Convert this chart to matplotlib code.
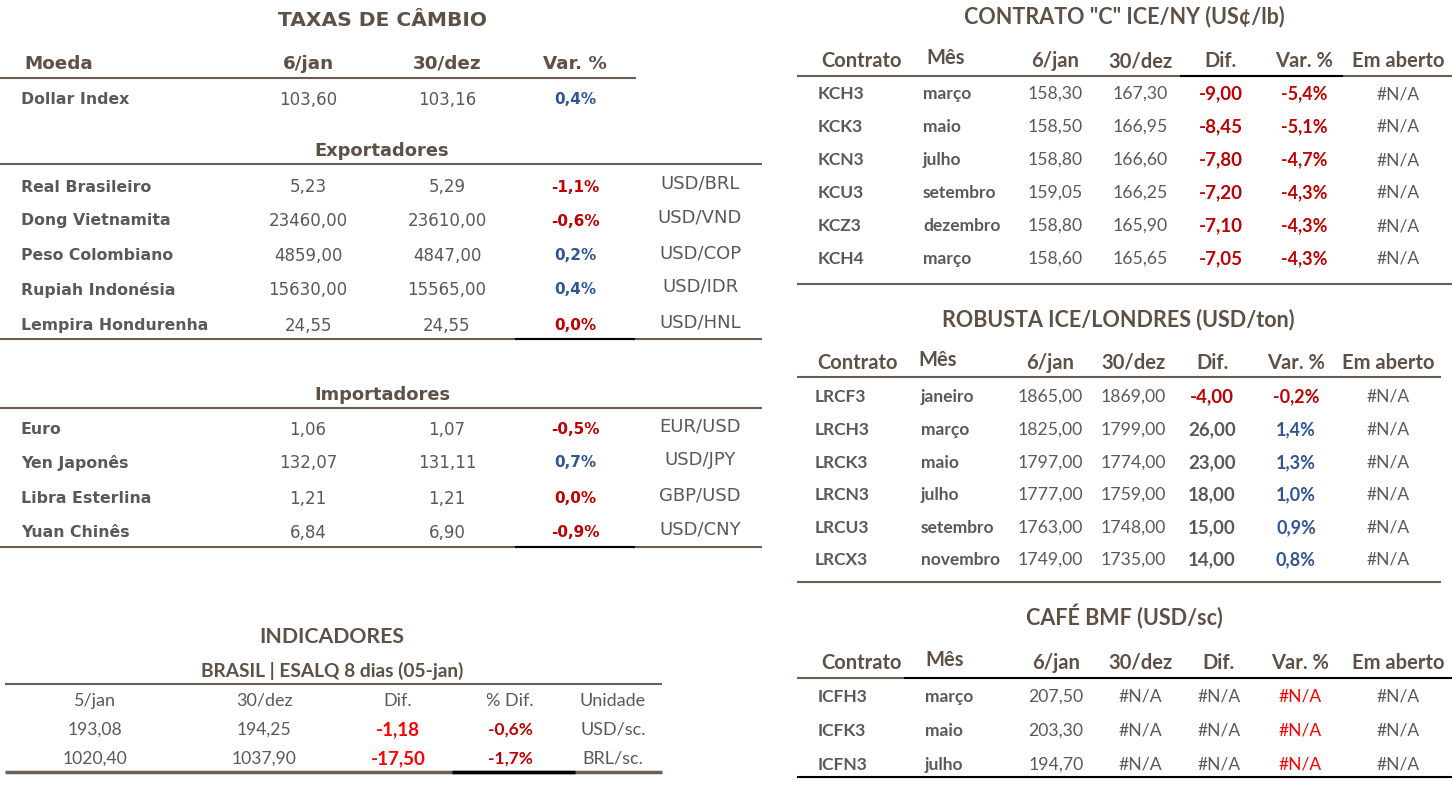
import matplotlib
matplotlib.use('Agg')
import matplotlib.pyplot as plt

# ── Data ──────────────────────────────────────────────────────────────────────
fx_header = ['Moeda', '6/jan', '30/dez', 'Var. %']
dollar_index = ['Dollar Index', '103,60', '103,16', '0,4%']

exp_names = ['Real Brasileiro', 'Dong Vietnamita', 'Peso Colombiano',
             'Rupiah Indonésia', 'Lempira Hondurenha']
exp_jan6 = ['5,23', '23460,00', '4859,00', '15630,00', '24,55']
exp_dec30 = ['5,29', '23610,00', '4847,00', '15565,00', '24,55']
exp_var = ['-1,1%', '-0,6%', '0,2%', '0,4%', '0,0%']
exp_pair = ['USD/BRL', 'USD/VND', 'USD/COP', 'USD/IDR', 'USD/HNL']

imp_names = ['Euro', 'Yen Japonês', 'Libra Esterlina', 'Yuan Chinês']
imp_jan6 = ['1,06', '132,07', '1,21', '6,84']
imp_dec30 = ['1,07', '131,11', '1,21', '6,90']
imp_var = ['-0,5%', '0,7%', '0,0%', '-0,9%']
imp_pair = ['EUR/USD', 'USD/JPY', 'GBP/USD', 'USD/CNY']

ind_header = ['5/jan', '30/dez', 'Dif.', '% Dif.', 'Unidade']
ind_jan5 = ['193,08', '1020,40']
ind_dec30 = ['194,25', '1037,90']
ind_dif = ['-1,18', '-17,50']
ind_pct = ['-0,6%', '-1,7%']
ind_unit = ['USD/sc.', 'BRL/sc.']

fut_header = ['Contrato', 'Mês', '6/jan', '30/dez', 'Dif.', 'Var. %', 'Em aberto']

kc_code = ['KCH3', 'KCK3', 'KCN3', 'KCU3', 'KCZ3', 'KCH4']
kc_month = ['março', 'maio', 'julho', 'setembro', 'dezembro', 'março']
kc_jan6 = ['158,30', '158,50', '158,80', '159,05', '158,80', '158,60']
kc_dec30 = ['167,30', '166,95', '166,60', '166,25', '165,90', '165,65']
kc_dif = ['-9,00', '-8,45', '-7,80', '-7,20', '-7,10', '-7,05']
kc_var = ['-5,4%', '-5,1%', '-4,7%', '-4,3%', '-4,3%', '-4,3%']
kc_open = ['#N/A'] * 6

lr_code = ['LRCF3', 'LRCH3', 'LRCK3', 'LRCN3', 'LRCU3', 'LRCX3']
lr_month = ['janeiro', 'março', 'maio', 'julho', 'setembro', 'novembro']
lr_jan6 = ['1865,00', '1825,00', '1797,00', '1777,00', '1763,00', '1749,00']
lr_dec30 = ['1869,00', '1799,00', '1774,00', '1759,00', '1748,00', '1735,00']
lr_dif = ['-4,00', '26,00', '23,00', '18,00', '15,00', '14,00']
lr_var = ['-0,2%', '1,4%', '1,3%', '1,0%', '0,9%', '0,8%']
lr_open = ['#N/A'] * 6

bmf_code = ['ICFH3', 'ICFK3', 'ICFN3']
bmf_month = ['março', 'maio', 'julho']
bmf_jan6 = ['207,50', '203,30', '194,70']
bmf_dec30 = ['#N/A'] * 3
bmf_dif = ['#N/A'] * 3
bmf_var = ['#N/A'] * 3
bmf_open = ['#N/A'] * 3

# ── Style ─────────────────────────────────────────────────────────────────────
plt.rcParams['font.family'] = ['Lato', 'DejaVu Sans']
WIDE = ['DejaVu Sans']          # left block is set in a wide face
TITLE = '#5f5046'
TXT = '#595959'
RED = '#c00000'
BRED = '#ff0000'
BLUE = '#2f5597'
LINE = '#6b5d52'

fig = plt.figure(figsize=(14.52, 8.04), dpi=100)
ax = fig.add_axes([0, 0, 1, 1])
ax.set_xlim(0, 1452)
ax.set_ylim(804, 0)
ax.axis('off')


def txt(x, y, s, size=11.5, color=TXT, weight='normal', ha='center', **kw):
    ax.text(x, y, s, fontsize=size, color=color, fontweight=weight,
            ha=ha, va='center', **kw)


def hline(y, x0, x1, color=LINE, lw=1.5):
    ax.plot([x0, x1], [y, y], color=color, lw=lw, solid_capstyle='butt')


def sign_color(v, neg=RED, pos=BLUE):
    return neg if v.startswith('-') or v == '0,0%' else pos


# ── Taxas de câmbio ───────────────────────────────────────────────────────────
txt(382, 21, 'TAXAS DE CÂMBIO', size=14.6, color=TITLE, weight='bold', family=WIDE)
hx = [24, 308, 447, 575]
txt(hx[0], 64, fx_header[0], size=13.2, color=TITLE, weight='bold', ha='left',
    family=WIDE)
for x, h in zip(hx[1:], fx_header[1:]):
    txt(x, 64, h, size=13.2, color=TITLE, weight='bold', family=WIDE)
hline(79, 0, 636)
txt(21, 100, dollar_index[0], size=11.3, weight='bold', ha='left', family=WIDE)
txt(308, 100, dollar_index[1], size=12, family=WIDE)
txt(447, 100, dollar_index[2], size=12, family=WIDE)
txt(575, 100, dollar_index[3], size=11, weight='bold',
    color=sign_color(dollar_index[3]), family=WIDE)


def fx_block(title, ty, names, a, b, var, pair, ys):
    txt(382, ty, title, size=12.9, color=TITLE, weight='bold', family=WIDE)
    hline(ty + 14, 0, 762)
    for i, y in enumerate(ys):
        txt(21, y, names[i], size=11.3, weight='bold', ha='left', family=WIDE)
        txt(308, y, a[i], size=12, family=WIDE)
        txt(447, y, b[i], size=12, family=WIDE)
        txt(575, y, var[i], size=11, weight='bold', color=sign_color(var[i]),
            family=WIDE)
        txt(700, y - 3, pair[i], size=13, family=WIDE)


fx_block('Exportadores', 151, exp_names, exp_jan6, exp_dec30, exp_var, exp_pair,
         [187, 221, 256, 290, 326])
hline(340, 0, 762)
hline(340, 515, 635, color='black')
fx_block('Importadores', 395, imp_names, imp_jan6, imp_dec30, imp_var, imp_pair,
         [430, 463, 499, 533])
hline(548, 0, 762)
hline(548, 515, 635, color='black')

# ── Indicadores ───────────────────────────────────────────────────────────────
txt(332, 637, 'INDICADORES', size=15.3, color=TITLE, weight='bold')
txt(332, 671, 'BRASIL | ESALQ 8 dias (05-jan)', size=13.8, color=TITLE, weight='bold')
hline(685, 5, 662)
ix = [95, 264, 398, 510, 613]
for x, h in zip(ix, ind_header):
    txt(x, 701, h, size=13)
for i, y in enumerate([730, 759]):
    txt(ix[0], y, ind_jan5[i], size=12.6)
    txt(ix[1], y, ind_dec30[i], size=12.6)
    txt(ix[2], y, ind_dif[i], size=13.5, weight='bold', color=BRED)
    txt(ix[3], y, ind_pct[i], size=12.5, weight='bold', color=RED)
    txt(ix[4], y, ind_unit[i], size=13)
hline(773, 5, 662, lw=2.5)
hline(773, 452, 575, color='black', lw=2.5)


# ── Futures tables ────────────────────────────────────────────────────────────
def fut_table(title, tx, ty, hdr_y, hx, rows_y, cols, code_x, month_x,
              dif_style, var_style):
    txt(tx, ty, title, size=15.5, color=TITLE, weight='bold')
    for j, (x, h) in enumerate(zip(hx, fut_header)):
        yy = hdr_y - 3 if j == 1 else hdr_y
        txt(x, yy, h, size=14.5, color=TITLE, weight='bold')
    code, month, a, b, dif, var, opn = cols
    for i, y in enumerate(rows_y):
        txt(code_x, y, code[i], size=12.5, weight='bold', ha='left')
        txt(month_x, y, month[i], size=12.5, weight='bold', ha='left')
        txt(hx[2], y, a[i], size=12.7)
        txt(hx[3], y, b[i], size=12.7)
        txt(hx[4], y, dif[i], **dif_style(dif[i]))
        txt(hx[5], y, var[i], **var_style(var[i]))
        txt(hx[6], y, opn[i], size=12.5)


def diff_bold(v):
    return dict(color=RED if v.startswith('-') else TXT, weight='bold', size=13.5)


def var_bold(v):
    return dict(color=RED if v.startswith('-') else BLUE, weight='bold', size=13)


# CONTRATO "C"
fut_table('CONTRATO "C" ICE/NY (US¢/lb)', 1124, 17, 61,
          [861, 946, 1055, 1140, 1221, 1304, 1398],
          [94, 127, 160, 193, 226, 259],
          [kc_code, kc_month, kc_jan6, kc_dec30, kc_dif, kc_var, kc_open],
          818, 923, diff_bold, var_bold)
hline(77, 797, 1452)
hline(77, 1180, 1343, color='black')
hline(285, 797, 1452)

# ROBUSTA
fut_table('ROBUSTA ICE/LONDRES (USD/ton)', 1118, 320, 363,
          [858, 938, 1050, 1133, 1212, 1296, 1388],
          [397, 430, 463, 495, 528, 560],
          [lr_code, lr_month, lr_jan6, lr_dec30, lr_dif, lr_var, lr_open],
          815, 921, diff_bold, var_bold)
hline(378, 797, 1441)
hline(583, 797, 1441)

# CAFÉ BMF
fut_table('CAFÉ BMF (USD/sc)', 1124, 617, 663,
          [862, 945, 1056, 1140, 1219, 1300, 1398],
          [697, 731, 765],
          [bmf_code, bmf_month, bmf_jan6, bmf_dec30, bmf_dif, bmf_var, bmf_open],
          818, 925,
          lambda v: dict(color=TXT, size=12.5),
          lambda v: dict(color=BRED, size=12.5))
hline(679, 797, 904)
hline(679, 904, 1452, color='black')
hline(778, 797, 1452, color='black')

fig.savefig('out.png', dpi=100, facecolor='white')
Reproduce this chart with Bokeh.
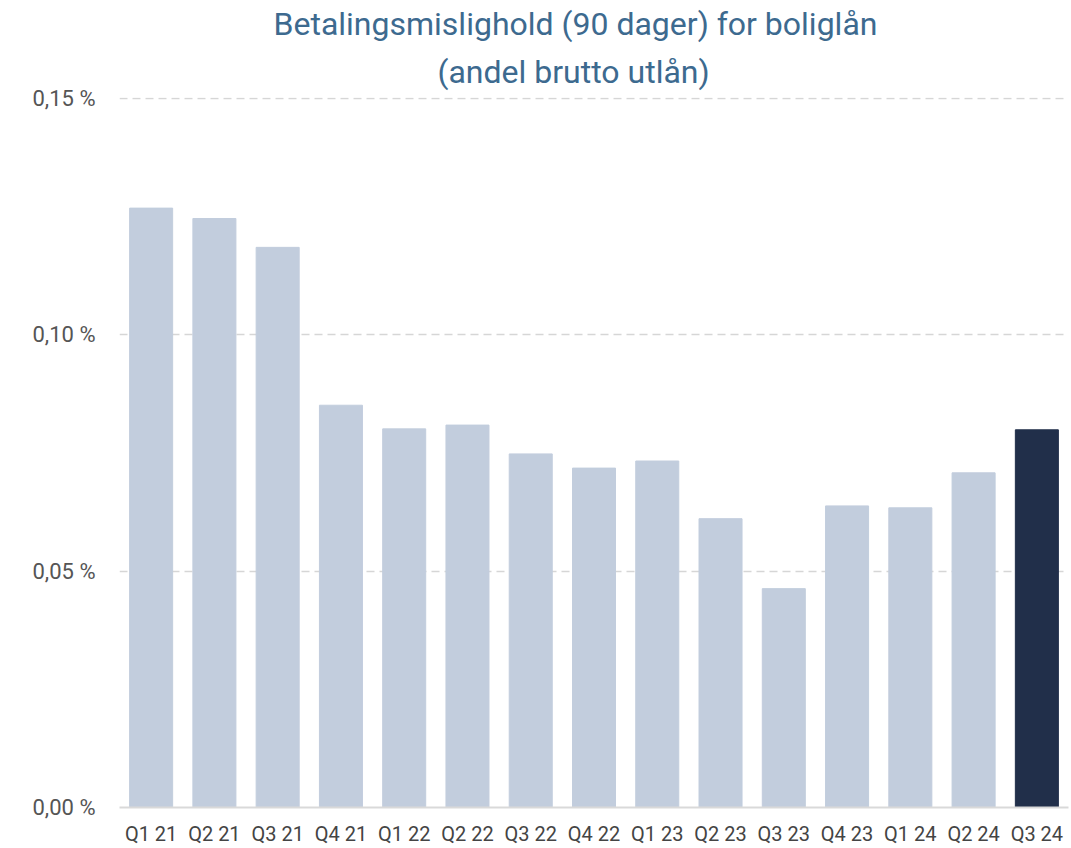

[WHAT THE TASK ASKS] Only the lines from the start of the records above through the line containing "['Contrato', 'Mês', '6/jan', '30/dez', 'Dif.', 'Var." should be returned, exactly and with both ends, please; the pictures stay out.

[SOLUTION TO THE EXERCISE]
Convert this chart to matplotlib code.
import matplotlib
matplotlib.use('Agg')
import matplotlib.pyplot as plt

# ── Data ──────────────────────────────────────────────────────────────────────
fx_header = ['Moeda', '6/jan', '30/dez', 'Var. %']
dollar_index = ['Dollar Index', '103,60', '103,16', '0,4%']

exp_names = ['Real Brasileiro', 'Dong Vietnamita', 'Peso Colombiano',
             'Rupiah Indonésia', 'Lempira Hondurenha']
exp_jan6 = ['5,23', '23460,00', '4859,00', '15630,00', '24,55']
exp_dec30 = ['5,29', '23610,00', '4847,00', '15565,00', '24,55']
exp_var = ['-1,1%', '-0,6%', '0,2%', '0,4%', '0,0%']
exp_pair = ['USD/BRL', 'USD/VND', 'USD/COP', 'USD/IDR', 'USD/HNL']

imp_names = ['Euro', 'Yen Japonês', 'Libra Esterlina', 'Yuan Chinês']
imp_jan6 = ['1,06', '132,07', '1,21', '6,84']
imp_dec30 = ['1,07', '131,11', '1,21', '6,90']
imp_var = ['-0,5%', '0,7%', '0,0%', '-0,9%']
imp_pair = ['EUR/USD', 'USD/JPY', 'GBP/USD', 'USD/CNY']

ind_header = ['5/jan', '30/dez', 'Dif.', '% Dif.', 'Unidade']
ind_jan5 = ['193,08', '1020,40']
ind_dec30 = ['194,25', '1037,90']
ind_dif = ['-1,18', '-17,50']
ind_pct = ['-0,6%', '-1,7%']
ind_unit = ['USD/sc.', 'BRL/sc.']

fut_header = ['Contrato', 'Mês', '6/jan', '30/dez', 'Dif.', 'Var. %', 'Em aberto']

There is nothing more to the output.